== Exercise instructions ==
Leave out any picture and return the remaining listing below exactly as given.

== Data excerpt ==
◇ ◇ ◇
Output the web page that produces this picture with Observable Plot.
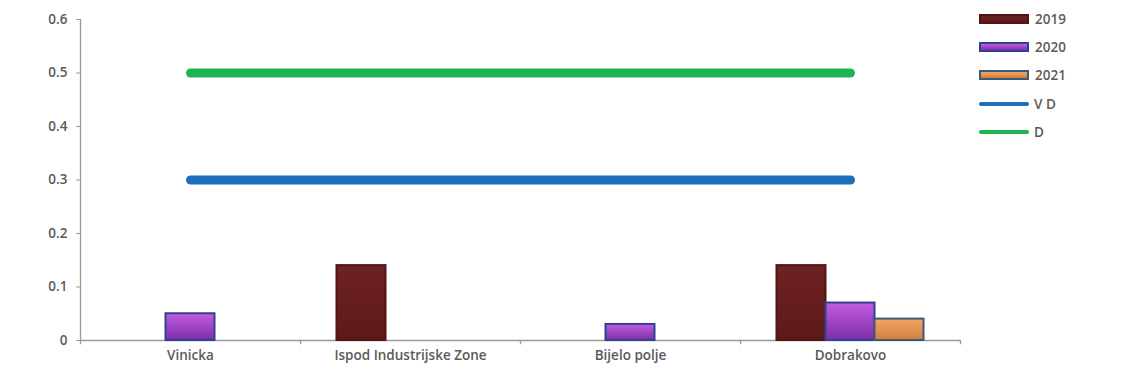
<!DOCTYPE html>
<html>
<head>
<meta charset="utf-8">
<script src="https://cdn.jsdelivr.net/npm/d3@7"></script>
<script src="https://cdn.jsdelivr.net/npm/@observablehq/plot@0.6"></script>
<style>
  body { margin: 0; background: #fff; font-family: "Open Sans", sans-serif; }
  #wrap { position: relative; width: 1126px; height: 377px; }
  .legend { position: absolute; left: 979px; top: 0; font-size: 13.5px; color: #5a5a5a; }
  .legend .row { position: absolute; left: 0; display: flex; align-items: center; white-space: nowrap; }
  .legend .sw { width: 46px; height: 6px; margin-right: 6px; }
  .legend .ln { width: 50px; height: 4px; border-radius: 2px; margin-right: 5px; }
</style>
</head>
<body>
<div id="wrap"></div>
<script>
// Measurement sites along the x axis
const sites = ["Vinicka", "Ispod Industrijske Zone", "Bijelo polje", "Dobrakovo"];
const years = ["2019", "2020", "2021"];

// Measured values per year (missing = no bar)
const values2019 = [null, 0.14, null, 0.14];
const values2020 = [0.05, null, 0.03, 0.07];
const values2021 = [null, null, null, 0.04];

// Reference limits drawn as horizontal lines across the sites
const limitNames = ["V D", "D"];
const limitValues = [0.3, 0.5];

const yTicks = [0, 0.1, 0.2, 0.3, 0.4, 0.5, 0.6];

const seriesStyle = {
  "2019": {fill: "url(#g2019)", stroke: "#521515"},
  "2020": {fill: "url(#g2020)", stroke: "#30428f"},
  "2021": {fill: "url(#g2021)", stroke: "#3c5a76"}
};
const limitColors = {"V D": "#1f6dbb", "D": "#1db552"};

const seriesValues = [values2019, values2020, values2021];
const barRows = years.map((year, i) =>
  sites.map((site, j) => ({site, year, value: seriesValues[i][j]}))
       .filter(d => d.value != null));

const limitRows = limitNames.flatMap((name, i) =>
  sites.map(site => ({site, name, value: limitValues[i]})));

const W = 1126, H = 377;
const mL = 80, mR = 166, mT = 19, mB = 37;
const band = (W - mL - mR) / sites.length;
const barW = 49;
const inset = (band - barW) / 2;
const grey = "#9a9a9a";
const textGrey = "#5a5a5a";

const chart = Plot.plot({
  width: W,
  height: H,
  marginLeft: mL,
  marginRight: mR,
  marginTop: mT,
  marginBottom: mB,
  style: {fontFamily: "'Open Sans', sans-serif", fontSize: "13.5px", color: textGrey, background: "#fff"},
  x: {domain: sites, padding: 0, label: null},
  y: {domain: [0, 0.6], label: null},
  marks: [
    // axis lines and category boundary ticks
    Plot.ruleY([0], {stroke: grey, strokeWidth: 1.3}),
    Plot.ruleX(sites, {x: d => d, dx: -band / 2, y1: -0.008, y2: d => d === sites[0] ? 0.6 : 0, stroke: grey, strokeWidth: 1.3}),
    Plot.ruleX([sites[sites.length - 1]], {x: d => d, dx: band / 2, y1: -0.008, y2: 0, stroke: grey, strokeWidth: 1.3}),
    Plot.axisY({ticks: yTicks, tickSize: 4, tickPadding: 9, stroke: grey, tickFormat: d3.format("~g"), fill: textGrey, fontWeight: 600}),
    Plot.axisX({tickSize: 0, tickPadding: 10, fill: textGrey, fontWeight: 600}),
    // bars, one mark per year, offset inside the site band
    ...years.map((year, i) => Plot.barY(barRows[i], {
      x: "site", y: "value",
      fill: seriesStyle[year].fill, stroke: seriesStyle[year].stroke, strokeWidth: 2,
      insetLeft: inset, insetRight: inset, dx: (i - 1) * barW
    })),
    // limit lines
    ...limitNames.map(name => Plot.line(limitRows.filter(d => d.name === name), {
      x: "site", y: "value", stroke: limitColors[name], strokeWidth: 9, strokeLinecap: "round"
    }))
  ]
});

// gradients used by the bar fills
const defs = d3.select(chart).insert("defs", ":first-child");
const grads = {
  g2019: ["#6f2222", "#5e1919"],
  g2020: ["#c25ce0", "#7e2ea8"],
  g2021: ["#efa766", "#d37f3c"]
};
for (const [id, [top, bottom]] of Object.entries(grads)) {
  const g = defs.append("linearGradient").attr("id", id).attr("x1", 0).attr("y1", 0).attr("x2", 0).attr("y2", 1);
  g.append("stop").attr("offset", "0%").attr("stop-color", top);
  g.append("stop").attr("offset", "100%").attr("stop-color", bottom);
}

const wrap = document.getElementById("wrap");
wrap.appendChild(chart);

// legend on the right
const legend = document.createElement("div");
legend.className = "legend";
const legendRows = [
  ...years.map(y => ({label: y, kind: "bar", fill: seriesStyle[y].fill.replace(/url\(#(\w+)\)/, (m, id) => `linear-gradient(${grads[id][0]}, ${grads[id][1]})`), stroke: seriesStyle[y].stroke})),
  ...limitNames.map(n => ({label: n, kind: "line", color: limitColors[n]}))
];
const rowTops = [19, 47, 75, 104, 132];
legendRows.forEach((r, i) => {
  const row = document.createElement("div");
  row.className = "row";
  row.style.top = (rowTops[i] - 9) + "px";
  row.style.height = "18px";
  const sw = document.createElement("div");
  if (r.kind === "bar") {
    sw.className = "sw";
    sw.style.background = r.fill;
    sw.style.border = `2px solid ${r.stroke}`;
  } else {
    sw.className = "ln";
    sw.style.background = r.color;
  }
  const t = document.createElement("span");
  t.textContent = r.label;
  t.style.fontWeight = "600";
  row.appendChild(sw);
  row.appendChild(t);
  legend.appendChild(row);
});
wrap.appendChild(legend);
</script>
</body>
</html>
◇ ◇ ◇
== Task output ==
Output the web page that produces this picture with Observable Plot.
<!DOCTYPE html>
<html>
<head>
<meta charset="utf-8">
<script src="https://cdn.jsdelivr.net/npm/d3@7"></script>
<script src="https://cdn.jsdelivr.net/npm/@observablehq/plot@0.6"></script>
<style>
  body { margin: 0; background: #fff; font-family: "Open Sans", sans-serif; }
  #wrap { position: relative; width: 1126px; height: 377px; }
  .legend { position: absolute; left: 979px; top: 0; font-size: 13.5px; color: #5a5a5a; }
  .legend .row { position: absolute; left: 0; display: flex; align-items: center; white-space: nowrap; }
  .legend .sw { width: 46px; height: 6px; margin-right: 6px; }
  .legend .ln { width: 50px; height: 4px; border-radius: 2px; margin-right: 5px; }
</style>
</head>
<body>
<div id="wrap"></div>
<script>
// Measurement sites along the x axis
const sites = ["Vinicka", "Ispod Industrijske Zone", "Bijelo polje", "Dobrakovo"];
const years = ["2019", "2020", "2021"];

// Measured values per year (missing = no bar)
const values2019 = [null, 0.14, null, 0.14];
const values2020 = [0.05, null, 0.03, 0.07];
const values2021 = [null, null, null, 0.04];

// Reference limits drawn as horizontal lines across the sites
const limitNames = ["V D", "D"];
const limitValues = [0.3, 0.5];

const yTicks = [0, 0.1, 0.2, 0.3, 0.4, 0.5, 0.6];

const seriesStyle = {
  "2019": {fill: "url(#g2019)", stroke: "#521515"},
  "2020": {fill: "url(#g2020)", stroke: "#30428f"},
  "2021": {fill: "url(#g2021)", stroke: "#3c5a76"}
};
const limitColors = {"V D": "#1f6dbb", "D": "#1db552"};

const seriesValues = [values2019, values2020, values2021];
const barRows = years.map((year, i) =>
  sites.map((site, j) => ({site, year, value: seriesValues[i][j]}))
       .filter(d => d.value != null));

const limitRows = limitNames.flatMap((name, i) =>
  sites.map(site => ({site, name, value: limitValues[i]})));

const W = 1126, H = 377;
const mL = 80, mR = 166, mT = 19, mB = 37;
const band = (W - mL - mR) / sites.length;
const barW = 49;
const inset = (band - barW) / 2;
const grey = "#9a9a9a";
const textGrey = "#5a5a5a";

const chart = Plot.plot({
  width: W,
  height: H,
  marginLeft: mL,
  marginRight: mR,
  marginTop: mT,
  marginBottom: mB,
  style: {fontFamily: "'Open Sans', sans-serif", fontSize: "13.5px", color: textGrey, background: "#fff"},
  x: {domain: sites, padding: 0, label: null},
  y: {domain: [0, 0.6], label: null},
  marks: [
    // axis lines and category boundary ticks
    Plot.ruleY([0], {stroke: grey, strokeWidth: 1.3}),
    Plot.ruleX(sites, {x: d => d, dx: -band / 2, y1: -0.008, y2: d => d === sites[0] ? 0.6 : 0, stroke: grey, strokeWidth: 1.3}),
    Plot.ruleX([sites[sites.length - 1]], {x: d => d, dx: band / 2, y1: -0.008, y2: 0, stroke: grey, strokeWidth: 1.3}),
    Plot.axisY({ticks: yTicks, tickSize: 4, tickPadding: 9, stroke: grey, tickFormat: d3.format("~g"), fill: textGrey, fontWeight: 600}),
    Plot.axisX({tickSize: 0, tickPadding: 10, fill: textGrey, fontWeight: 600}),
    // bars, one mark per year, offset inside the site band
    ...years.map((year, i) => Plot.barY(barRows[i], {
      x: "site", y: "value",
      fill: seriesStyle[year].fill, stroke: seriesStyle[year].stroke, strokeWidth: 2,
      insetLeft: inset, insetRight: inset, dx: (i - 1) * barW
    })),
    // limit lines
    ...limitNames.map(name => Plot.line(limitRows.filter(d => d.name === name), {
      x: "site", y: "value", stroke: limitColors[name], strokeWidth: 9, strokeLinecap: "round"
    }))
  ]
});

// gradients used by the bar fills
const defs = d3.select(chart).insert("defs", ":first-child");
const grads = {
  g2019: ["#6f2222", "#5e1919"],
  g2020: ["#c25ce0", "#7e2ea8"],
  g2021: ["#efa766", "#d37f3c"]
};
for (const [id, [top, bottom]] of Object.entries(grads)) {
  const g = defs.append("linearGradient").attr("id", id).attr("x1", 0).attr("y1", 0).attr("x2", 0).attr("y2", 1);
  g.append("stop").attr("offset", "0%").attr("stop-color", top);
  g.append("stop").attr("offset", "100%").attr("stop-color", bottom);
}

const wrap = document.getElementById("wrap");
wrap.appendChild(chart);

// legend on the right
const legend = document.createElement("div");
legend.className = "legend";
const legendRows = [
  ...years.map(y => ({label: y, kind: "bar", fill: seriesStyle[y].fill.replace(/url\(#(\w+)\)/, (m, id) => `linear-gradient(${grads[id][0]}, ${grads[id][1]})`), stroke: seriesStyle[y].stroke})),
  ...limitNames.map(n => ({label: n, kind: "line", color: limitColors[n]}))
];
const rowTops = [19, 47, 75, 104, 132];
legendRows.forEach((r, i) => {
  const row = document.createElement("div");
  row.className = "row";
  row.style.top = (rowTops[i] - 9) + "px";
  row.style.height = "18px";
  const sw = document.createElement("div");
  if (r.kind === "bar") {
    sw.className = "sw";
    sw.style.background = r.fill;
    sw.style.border = `2px solid ${r.stroke}`;
  } else {
    sw.className = "ln";
    sw.style.background = r.color;
  }
  const t = document.createElement("span");
  t.textContent = r.label;
  t.style.fontWeight = "600";
  row.appendChild(sw);
  row.appendChild(t);
  legend.appendChild(row);
});
wrap.appendChild(legend);
</script>
</body>
</html>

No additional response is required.